Fans of both are quick to spout that in the 1990s Prince and Madonna had a brief falling out when some not-so-nice words were exchanged between them. Since Madonna doesn't balm matters with her obtuseness to race and Black Americans in general, protective Prince fans weren't here for her 'invading' yet another space of a Black icon. The reality of the matter is that Prince and Madonna quietly made amends, raising the last white flag in 2015 when Prince threw Madonna a private concert at Paisley Park for her and nearly 100 of her touring crew after her stop in town. According to reports, Madonna sat rapt with attention during the performance, with Prince being his ever charming self. 

Question is, would an sworn enemy throw a private concert for their foe? 

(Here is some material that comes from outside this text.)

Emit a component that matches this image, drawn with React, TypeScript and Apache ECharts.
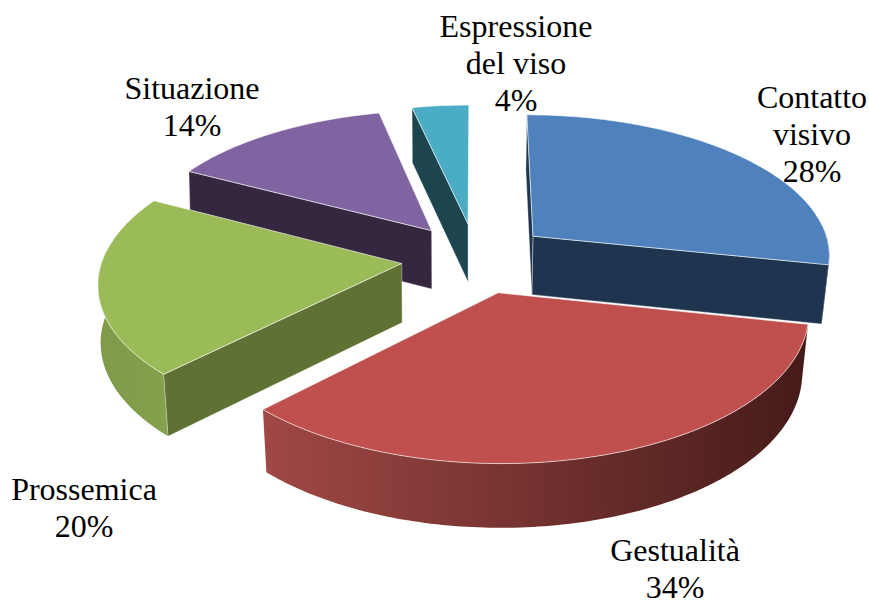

I doubt. I mean, would you? 

While Prince and Madonna had conflicting artistic insight when they joined forces, it's still good to know that in a time of competitiveness and pettiness they still had mad respect for each other as creators to make time for each other. Whether it was all for show or not, I'm ceasing to throw another shady forest at the Madonna vs. Prince debacle, because friendships, just like this song, are complicated and sometimes misguided --- and totally meant to be understood between the two people involved.